The Global Impact Coalition (GIC) is one of them. Incubated at the World Economic Forum and founded and guided by the CEOs of some of the most significant companies in the global chemical industry, including Clariant, Covestro, LG Chem, LyondellBasell, Mitsubishi Chemical Group, Moeve, SABIC, Syensqo and SUEZ, GIC operates pre-competitively across chemicals, feedstocks, technology providers and downstream markets simultaneously. That cross-sectoral visibility is not incidental to its work. It is the reason the organisation can identify integration gaps that sector-specific bodies cannot see.
GIC has developed three projects that together span the renewable methanol value chain. The Biomass-to-Methanol project works with lignocellulosic feedstocks, woody residues and agricultural waste, certified under advanced biofuel frameworks and not in competition with food crops. The Waste-to-Methanol project processes municipal and industrial waste streams that would otherwise go to landfill or incineration. Both meet RED III and ISCC+ certification standards and have been developed to the stage where business cases are defined and technology-to-offtake mapping is in place. A third project on MTO conversion, the downstream step that turns renewable methanol into low-carbon olefins for chemical and fuel applications, has completed its pre-competitive technical phase and graduated to consortium members for commercial development.
Together these projects give GIC visibility across the full chain from biomass and waste feedstocks through to chemical end-products. That is the vantage point from which the infrastructure integration argument becomes not just visible but urgent.
The window is now
Renewable methanol is becoming a strategic industrial platform molecule. It connects biofuel production to chemical manufacturing through the same feedstock routes, the same certification frameworks and increasingly the same production facilities. The infrastructure decisions being made in the next three to five years will determine whether that potential is realised or whether the molecule is locked into fuel-only applications for a generation.
The projects that will define the supply base of the 2030s are being scoped and financed now. The design choices that determine whether they can serve chemical as well as fuel markets are still open in many cases, but that window is closing. Chemical companies that engage in project development now, rather than waiting to procure supply later, will have shaped the infrastructure they depend on. Those that wait will find a supply base built around someone else's requirements.
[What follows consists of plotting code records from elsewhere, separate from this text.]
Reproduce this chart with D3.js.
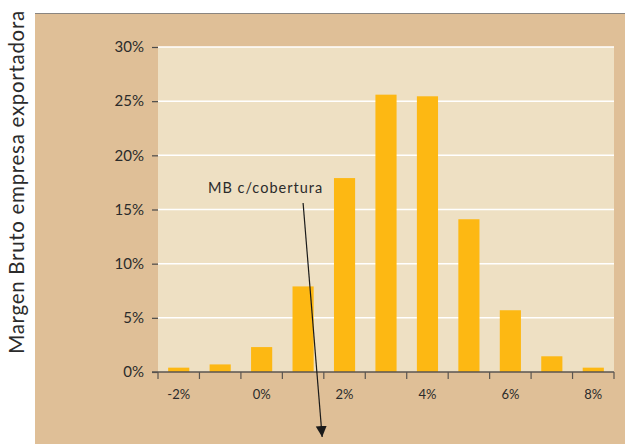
<!DOCTYPE html>
<html>
<head>
<meta charset="utf-8">
<script src="https://cdn.jsdelivr.net/npm/d3@7"></script>
<style>
  body { margin: 0; background: #fff; }
  text { font-family: "Lato", "DejaVu Sans", sans-serif; fill: #2b2b2b; }
</style>
</head>
<body>
<div id="container"></div>
<script>
const categories = ["-2%", "-1%", "0%", "1%", "2%", "3%", "4%", "5%", "6%", "7%", "8%"];
const values = [0.4, 0.7, 2.3, 7.9, 17.9, 25.6, 25.45, 14.1, 5.7, 1.45, 0.4];
const xLabels = ["-2%", "0%", "2%", "4%", "6%", "8%"];
const yTicks = [0, 5, 10, 15, 20, 25, 30];
const yTitle = "Margen Bruto empresa exportadora";
const noteText = "MB c/cobertura";
// arrow annotation, in data units: [category index offset, %]
const arrowFrom = [3, 15.6];
const arrowTo = [3.46, -6];

const width = 625;
const height = 444;
const padding = { top: 47, bot: 72, left: 158, right: 11 };

const svg = d3.select("#container")
              .append("svg")
              .attr("width", width)
              .attr("height", height);

// outer panel
svg.append("rect")
   .attr("x", 35).attr("y", 13)
   .attr("width", width - 35).attr("height", height - 13)
   .style("fill", "#dfbf97");
svg.append("line")
   .attr("x1", 35).attr("x2", width)
   .attr("y1", 13.5).attr("y2", 13.5)
   .style("stroke", "#8a8580").style("stroke-width", 1);

const xScale = d3.scaleBand()
                 .domain(categories)
                 .range([padding.left, width - padding.right])
                 .paddingInner(0.49)
                 .paddingOuter(0.245);
const yScale = d3.scaleLinear()
                 .domain([0, 30])
                 .range([height - padding.bot, padding.top]);
const step = xScale.step();
const bandStart = (c) => xScale(c) - xScale.paddingInner() * step / 2;

// plot area
svg.append("rect")
   .attr("x", padding.left).attr("y", yScale(30))
   .attr("width", width - padding.right - padding.left)
   .attr("height", yScale(0) - yScale(30))
   .style("fill", "#eee0c3");

svg.append("g")
   .selectAll("line")
   .data(yTicks.filter((d) => d > 0))
   .enter()
   .append("line")
   .attr("x1", padding.left).attr("x2", width - padding.right)
   .attr("y1", (d) => yScale(d)).attr("y2", (d) => yScale(d))
   .style("stroke", "#fff").style("stroke-width", 1.5);

// bars
svg.append("g")
   .selectAll("rect")
   .data(values)
   .enter()
   .append("rect")
   .attr("x", (d, i) => xScale(categories[i]))
   .attr("y", (d) => yScale(d))
   .attr("width", xScale.bandwidth())
   .attr("height", (d) => yScale(0) - yScale(d))
   .style("fill", "#fdb813");

// y axis
const yAxis = d3.axisLeft(yScale)
                .tickValues(yTicks)
                .tickSize(6)
                .tickPadding(8)
                .tickFormat((d) => d + "%");
const yg = svg.append("g")
   .attr("transform", "translate(" + padding.left + ", 0)")
   .call(yAxis);
yg.select(".domain").remove();
yg.selectAll("line").style("stroke", "#4a4a4a").style("stroke-width", 1.2);
yg.selectAll("text").style("font-size", "15px").style("fill", "#2b2b2b");

// x axis
svg.append("line")
   .attr("x1", padding.left - 6).attr("x2", width - padding.right)
   .attr("y1", yScale(0)).attr("y2", yScale(0))
   .style("stroke", "#5a5550").style("stroke-width", 1.5);
const tickPos = categories.map((c) => bandStart(c)).concat([width - padding.right]);
svg.append("g")
   .selectAll("line")
   .data(tickPos)
   .enter()
   .append("line")
   .attr("x1", (d) => d).attr("x2", (d) => d)
   .attr("y1", yScale(0)).attr("y2", yScale(0) + 7)
   .style("stroke", "#5a5550").style("stroke-width", 1.2);
svg.append("g")
   .selectAll("text")
   .data(xLabels)
   .enter()
   .append("text")
   .text((d) => d)
   .attr("x", (d) => xScale(d) + xScale.bandwidth() / 2)
   .attr("y", yScale(0) + 27)
   .attr("text-anchor", "middle")
   .style("font-size", "13px");

// y title
svg.append("text")
   .text(yTitle)
   .attr("transform", "translate(24, " + 182 + ")rotate(270)")
   .attr("text-anchor", "middle")
   .style("font-size", "20.5px")
   .style("letter-spacing", "0.7px");

// annotation
const ax = (v) => padding.left + (v[0] + 0.5) * step;
svg.append("defs")
   .append("marker")
   .attr("id", "arrow")
   .attr("viewBox", "0 0 10 10")
   .attr("refX", 10).attr("refY", 5)
   .attr("markerWidth", 11).attr("markerHeight", 14)
   .attr("markerUnits", "userSpaceOnUse")
   .attr("orient", "auto")
   .append("path")
   .attr("d", "M0,0L10,5L0,10Z")
   .style("fill", "#1a1a1a");
svg.append("line")
   .attr("x1", ax(arrowFrom)).attr("y1", yScale(arrowFrom[1]))
   .attr("x2", ax(arrowTo)).attr("y2", yScale(arrowTo[1]))
   .attr("marker-end", "url(#arrow)")
   .style("stroke", "#1a1a1a").style("stroke-width", 1.2);
svg.append("text")
   .text(noteText)
   .attr("x", 208)
   .attr("y", 193)
   .style("font-size", "14.5px")
   .style("letter-spacing", "1px");
</script>
</body>
</html>
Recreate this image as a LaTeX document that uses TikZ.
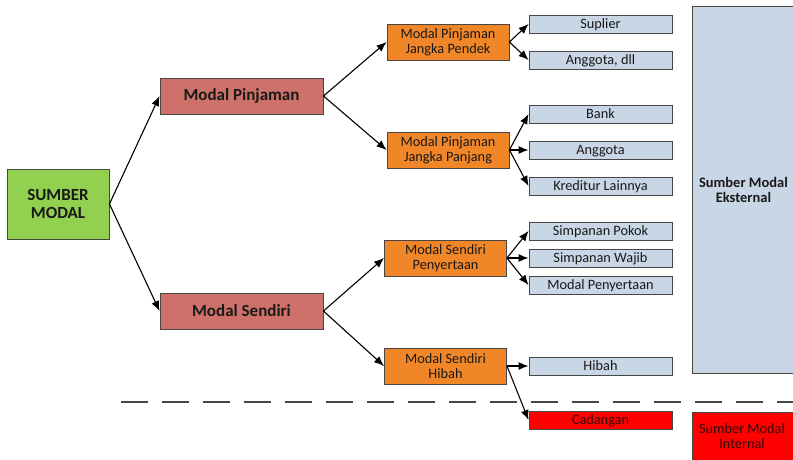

The projects that attract capital in renewable methanol will not be those with the lowest production cost or the most advanced technology. They will be the projects designed around integrated demand systems rather than siloed end uses. Bridging the chemicals and biofuels sectors around a shared molecule is not a coordination exercise. It is an infrastructure strategy and the time to execute it is before the concrete is poured, not after.